Now, let's perform multiple transformations in one go:

cat ~/project/log_entry.txt | tr '[:upper:]' '[:lower:]' | tr -d '-()' | tr -s ' ' > ~/project/transformed_log.txt

This command will:

  1. Convert all uppercase letters to lowercase
  2. Delete hyphens, parentheses, and brackets
  3. Squeeze consecutive spaces into a single space

To see the result:

cat ~/project/transformed_log.txt

You should see:

 log entry: error404 page not found http

Notice that there are still leading and trailing spaces.
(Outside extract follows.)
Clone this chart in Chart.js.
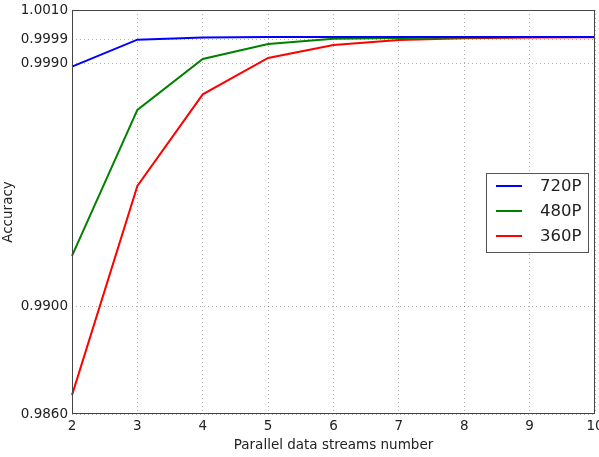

To remove these, we would need additional tools like sed or awk, which are beyond the scope of this lab.

Now you know how to combine multiple tr operations to perform complex text transformations, making your text processing tasks more efficient and effective.

Summary

In this lab, you have learned how to use the tr command, a versatile tool for text manipulation in Linux. You have explored its three main functionalities:

  1. Character Translation: You learned how to translate characters from one set to another, such as converting lowercase letters to uppercase. This functionality is useful for standardizing text formats and normalizing data.

  2. Character Deletion: You discovered how to remove specific characters from text using the -d option. This capability is particularly valuable for cleaning up data by removing unwanted characters.

  3. Character Squeezing: You explored how to compress repeated characters into single instances using the -s option. This feature is especially helpful for dealing with text that contains excessive whitespace.

  4. Combining Operations: You learned how to combine multiple tr operations to perform complex text transformations efficiently.

These skills provide a solid foundation for text processing in Linux environments. The tr command is a powerful tool that, when combined with other Linux commands like grep, sed, and awk, enables sophisticated text manipulation for various data processing tasks.

By mastering the tr command, you have added an essential tool to your Linux toolbox that will help you handle text data more efficiently and precisely in your future projects.